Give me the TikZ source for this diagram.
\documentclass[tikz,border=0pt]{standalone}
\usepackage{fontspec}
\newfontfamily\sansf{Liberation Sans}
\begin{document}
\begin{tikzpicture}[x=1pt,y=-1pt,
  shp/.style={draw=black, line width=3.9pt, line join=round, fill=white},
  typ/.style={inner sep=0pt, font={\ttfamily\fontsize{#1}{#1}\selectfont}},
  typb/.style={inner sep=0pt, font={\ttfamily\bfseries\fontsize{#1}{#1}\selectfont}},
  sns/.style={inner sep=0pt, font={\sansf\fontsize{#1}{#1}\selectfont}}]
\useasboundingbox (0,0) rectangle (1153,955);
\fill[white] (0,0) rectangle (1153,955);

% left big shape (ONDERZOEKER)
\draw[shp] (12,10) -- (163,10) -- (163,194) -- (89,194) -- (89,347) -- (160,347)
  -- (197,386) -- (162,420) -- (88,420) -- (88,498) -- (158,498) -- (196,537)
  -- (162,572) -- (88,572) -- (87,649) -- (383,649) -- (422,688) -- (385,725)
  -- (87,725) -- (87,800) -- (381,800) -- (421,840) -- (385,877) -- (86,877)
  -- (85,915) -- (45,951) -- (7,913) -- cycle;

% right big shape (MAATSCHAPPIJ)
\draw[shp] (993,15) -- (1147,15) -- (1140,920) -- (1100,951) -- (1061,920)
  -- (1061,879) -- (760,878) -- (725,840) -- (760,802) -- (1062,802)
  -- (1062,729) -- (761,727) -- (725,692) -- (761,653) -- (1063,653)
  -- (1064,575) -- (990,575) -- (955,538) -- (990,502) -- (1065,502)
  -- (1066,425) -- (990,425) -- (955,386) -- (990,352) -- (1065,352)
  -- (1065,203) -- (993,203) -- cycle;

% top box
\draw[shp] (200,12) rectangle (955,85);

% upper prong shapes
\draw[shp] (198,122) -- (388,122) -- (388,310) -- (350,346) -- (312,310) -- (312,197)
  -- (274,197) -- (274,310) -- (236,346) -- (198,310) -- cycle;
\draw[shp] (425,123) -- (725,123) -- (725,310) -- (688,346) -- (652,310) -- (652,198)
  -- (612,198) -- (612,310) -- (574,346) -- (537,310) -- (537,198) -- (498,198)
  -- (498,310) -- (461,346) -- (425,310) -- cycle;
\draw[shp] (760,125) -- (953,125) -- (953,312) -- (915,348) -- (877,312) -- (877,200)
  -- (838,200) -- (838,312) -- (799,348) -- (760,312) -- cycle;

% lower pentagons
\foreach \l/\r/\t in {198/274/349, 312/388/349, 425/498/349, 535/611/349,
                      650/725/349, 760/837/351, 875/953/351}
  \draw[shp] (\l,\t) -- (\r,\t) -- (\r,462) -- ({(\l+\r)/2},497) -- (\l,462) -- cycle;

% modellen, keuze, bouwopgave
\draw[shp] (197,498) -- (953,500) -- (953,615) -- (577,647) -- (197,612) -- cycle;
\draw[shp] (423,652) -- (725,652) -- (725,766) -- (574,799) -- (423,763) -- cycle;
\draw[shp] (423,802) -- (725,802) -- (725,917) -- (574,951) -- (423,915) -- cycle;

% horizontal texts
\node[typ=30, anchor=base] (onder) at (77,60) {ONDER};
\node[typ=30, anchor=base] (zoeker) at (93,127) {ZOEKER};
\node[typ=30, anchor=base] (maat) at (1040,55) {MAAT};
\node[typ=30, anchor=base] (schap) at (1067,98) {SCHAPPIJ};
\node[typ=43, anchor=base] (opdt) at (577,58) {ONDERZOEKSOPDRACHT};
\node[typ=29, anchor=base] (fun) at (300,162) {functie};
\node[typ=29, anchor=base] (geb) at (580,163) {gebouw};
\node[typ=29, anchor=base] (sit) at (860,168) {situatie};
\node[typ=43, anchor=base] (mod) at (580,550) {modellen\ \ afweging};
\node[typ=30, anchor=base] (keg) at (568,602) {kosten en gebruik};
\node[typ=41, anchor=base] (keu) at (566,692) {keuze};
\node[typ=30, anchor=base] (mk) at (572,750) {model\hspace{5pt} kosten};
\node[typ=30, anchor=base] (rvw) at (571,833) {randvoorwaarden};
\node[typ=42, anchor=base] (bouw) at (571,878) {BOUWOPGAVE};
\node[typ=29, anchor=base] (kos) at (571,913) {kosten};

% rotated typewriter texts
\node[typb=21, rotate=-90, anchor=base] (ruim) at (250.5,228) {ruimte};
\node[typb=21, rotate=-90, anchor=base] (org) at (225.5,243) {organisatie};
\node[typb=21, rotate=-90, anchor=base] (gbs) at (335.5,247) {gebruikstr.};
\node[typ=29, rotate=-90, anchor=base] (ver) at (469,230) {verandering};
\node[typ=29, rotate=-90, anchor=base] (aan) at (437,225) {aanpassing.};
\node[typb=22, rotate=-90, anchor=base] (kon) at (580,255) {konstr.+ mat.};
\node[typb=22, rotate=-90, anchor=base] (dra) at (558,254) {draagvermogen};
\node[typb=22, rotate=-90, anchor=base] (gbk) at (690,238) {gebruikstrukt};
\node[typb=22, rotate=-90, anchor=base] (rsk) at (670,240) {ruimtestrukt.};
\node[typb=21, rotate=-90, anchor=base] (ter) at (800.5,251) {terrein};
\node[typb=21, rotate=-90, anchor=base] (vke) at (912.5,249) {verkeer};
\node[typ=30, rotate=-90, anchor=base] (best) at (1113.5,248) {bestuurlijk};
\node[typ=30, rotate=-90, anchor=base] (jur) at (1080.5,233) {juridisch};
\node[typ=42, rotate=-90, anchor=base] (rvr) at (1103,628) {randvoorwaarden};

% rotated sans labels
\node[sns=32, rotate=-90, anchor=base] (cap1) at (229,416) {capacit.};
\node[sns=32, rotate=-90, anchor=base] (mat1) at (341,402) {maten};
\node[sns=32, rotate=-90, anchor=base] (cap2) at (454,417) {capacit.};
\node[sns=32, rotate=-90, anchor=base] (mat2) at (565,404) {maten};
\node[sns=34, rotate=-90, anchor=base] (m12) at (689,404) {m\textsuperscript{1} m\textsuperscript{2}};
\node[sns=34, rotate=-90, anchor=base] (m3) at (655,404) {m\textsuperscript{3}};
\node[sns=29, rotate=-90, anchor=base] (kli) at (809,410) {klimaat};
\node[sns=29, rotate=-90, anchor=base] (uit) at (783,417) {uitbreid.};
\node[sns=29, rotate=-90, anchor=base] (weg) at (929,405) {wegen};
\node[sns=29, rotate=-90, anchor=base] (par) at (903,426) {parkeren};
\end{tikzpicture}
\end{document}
######
**To be done**
Give the listing again, word for word.

**Problem solution**
Give me the TikZ source for this diagram.
\documentclass[tikz,border=0pt]{standalone}
\usepackage{fontspec}
\newfontfamily\sansf{Liberation Sans}
\begin{document}
\begin{tikzpicture}[x=1pt,y=-1pt,
  shp/.style={draw=black, line width=3.9pt, line join=round, fill=white},
  typ/.style={inner sep=0pt, font={\ttfamily\fontsize{#1}{#1}\selectfont}},
  typb/.style={inner sep=0pt, font={\ttfamily\bfseries\fontsize{#1}{#1}\selectfont}},
  sns/.style={inner sep=0pt, font={\sansf\fontsize{#1}{#1}\selectfont}}]
\useasboundingbox (0,0) rectangle (1153,955);
\fill[white] (0,0) rectangle (1153,955);

% left big shape (ONDERZOEKER)
\draw[shp] (12,10) -- (163,10) -- (163,194) -- (89,194) -- (89,347) -- (160,347)
  -- (197,386) -- (162,420) -- (88,420) -- (88,498) -- (158,498) -- (196,537)
  -- (162,572) -- (88,572) -- (87,649) -- (383,649) -- (422,688) -- (385,725)
  -- (87,725) -- (87,800) -- (381,800) -- (421,840) -- (385,877) -- (86,877)
  -- (85,915) -- (45,951) -- (7,913) -- cycle;

% right big shape (MAATSCHAPPIJ)
\draw[shp] (993,15) -- (1147,15) -- (1140,920) -- (1100,951) -- (1061,920)
  -- (1061,879) -- (760,878) -- (725,840) -- (760,802) -- (1062,802)
  -- (1062,729) -- (761,727) -- (725,692) -- (761,653) -- (1063,653)
  -- (1064,575) -- (990,575) -- (955,538) -- (990,502) -- (1065,502)
  -- (1066,425) -- (990,425) -- (955,386) -- (990,352) -- (1065,352)
  -- (1065,203) -- (993,203) -- cycle;

% top box
\draw[shp] (200,12) rectangle (955,85);

% upper prong shapes
\draw[shp] (198,122) -- (388,122) -- (388,310) -- (350,346) -- (312,310) -- (312,197)
  -- (274,197) -- (274,310) -- (236,346) -- (198,310) -- cycle;
\draw[shp] (425,123) -- (725,123) -- (725,310) -- (688,346) -- (652,310) -- (652,198)
  -- (612,198) -- (612,310) -- (574,346) -- (537,310) -- (537,198) -- (498,198)
  -- (498,310) -- (461,346) -- (425,310) -- cycle;
\draw[shp] (760,125) -- (953,125) -- (953,312) -- (915,348) -- (877,312) -- (877,200)
  -- (838,200) -- (838,312) -- (799,348) -- (760,312) -- cycle;

% lower pentagons
\foreach \l/\r/\t in {198/274/349, 312/388/349, 425/498/349, 535/611/349,
                      650/725/349, 760/837/351, 875/953/351}
  \draw[shp] (\l,\t) -- (\r,\t) -- (\r,462) -- ({(\l+\r)/2},497) -- (\l,462) -- cycle;

% modellen, keuze, bouwopgave
\draw[shp] (197,498) -- (953,500) -- (953,615) -- (577,647) -- (197,612) -- cycle;
\draw[shp] (423,652) -- (725,652) -- (725,766) -- (574,799) -- (423,763) -- cycle;
\draw[shp] (423,802) -- (725,802) -- (725,917) -- (574,951) -- (423,915) -- cycle;

% horizontal texts
\node[typ=30, anchor=base] (onder) at (77,60) {ONDER};
\node[typ=30, anchor=base] (zoeker) at (93,127) {ZOEKER};
\node[typ=30, anchor=base] (maat) at (1040,55) {MAAT};
\node[typ=30, anchor=base] (schap) at (1067,98) {SCHAPPIJ};
\node[typ=43, anchor=base] (opdt) at (577,58) {ONDERZOEKSOPDRACHT};
\node[typ=29, anchor=base] (fun) at (300,162) {functie};
\node[typ=29, anchor=base] (geb) at (580,163) {gebouw};
\node[typ=29, anchor=base] (sit) at (860,168) {situatie};
\node[typ=43, anchor=base] (mod) at (580,550) {modellen\ \ afweging};
\node[typ=30, anchor=base] (keg) at (568,602) {kosten en gebruik};
\node[typ=41, anchor=base] (keu) at (566,692) {keuze};
\node[typ=30, anchor=base] (mk) at (572,750) {model\hspace{5pt} kosten};
\node[typ=30, anchor=base] (rvw) at (571,833) {randvoorwaarden};
\node[typ=42, anchor=base] (bouw) at (571,878) {BOUWOPGAVE};
\node[typ=29, anchor=base] (kos) at (571,913) {kosten};

% rotated typewriter texts
\node[typb=21, rotate=-90, anchor=base] (ruim) at (250.5,228) {ruimte};
\node[typb=21, rotate=-90, anchor=base] (org) at (225.5,243) {organisatie};
\node[typb=21, rotate=-90, anchor=base] (gbs) at (335.5,247) {gebruikstr.};
\node[typ=29, rotate=-90, anchor=base] (ver) at (469,230) {verandering};
\node[typ=29, rotate=-90, anchor=base] (aan) at (437,225) {aanpassing.};
\node[typb=22, rotate=-90, anchor=base] (kon) at (580,255) {konstr.+ mat.};
\node[typb=22, rotate=-90, anchor=base] (dra) at (558,254) {draagvermogen};
\node[typb=22, rotate=-90, anchor=base] (gbk) at (690,238) {gebruikstrukt};
\node[typb=22, rotate=-90, anchor=base] (rsk) at (670,240) {ruimtestrukt.};
\node[typb=21, rotate=-90, anchor=base] (ter) at (800.5,251) {terrein};
\node[typb=21, rotate=-90, anchor=base] (vke) at (912.5,249) {verkeer};
\node[typ=30, rotate=-90, anchor=base] (best) at (1113.5,248) {bestuurlijk};
\node[typ=30, rotate=-90, anchor=base] (jur) at (1080.5,233) {juridisch};
\node[typ=42, rotate=-90, anchor=base] (rvr) at (1103,628) {randvoorwaarden};

% rotated sans labels
\node[sns=32, rotate=-90, anchor=base] (cap1) at (229,416) {capacit.};
\node[sns=32, rotate=-90, anchor=base] (mat1) at (341,402) {maten};
\node[sns=32, rotate=-90, anchor=base] (cap2) at (454,417) {capacit.};
\node[sns=32, rotate=-90, anchor=base] (mat2) at (565,404) {maten};
\node[sns=34, rotate=-90, anchor=base] (m12) at (689,404) {m\textsuperscript{1} m\textsuperscript{2}};
\node[sns=34, rotate=-90, anchor=base] (m3) at (655,404) {m\textsuperscript{3}};
\node[sns=29, rotate=-90, anchor=base] (kli) at (809,410) {klimaat};
\node[sns=29, rotate=-90, anchor=base] (uit) at (783,417) {uitbreid.};
\node[sns=29, rotate=-90, anchor=base] (weg) at (929,405) {wegen};
\node[sns=29, rotate=-90, anchor=base] (par) at (903,426) {parkeren};
\end{tikzpicture}
\end{document}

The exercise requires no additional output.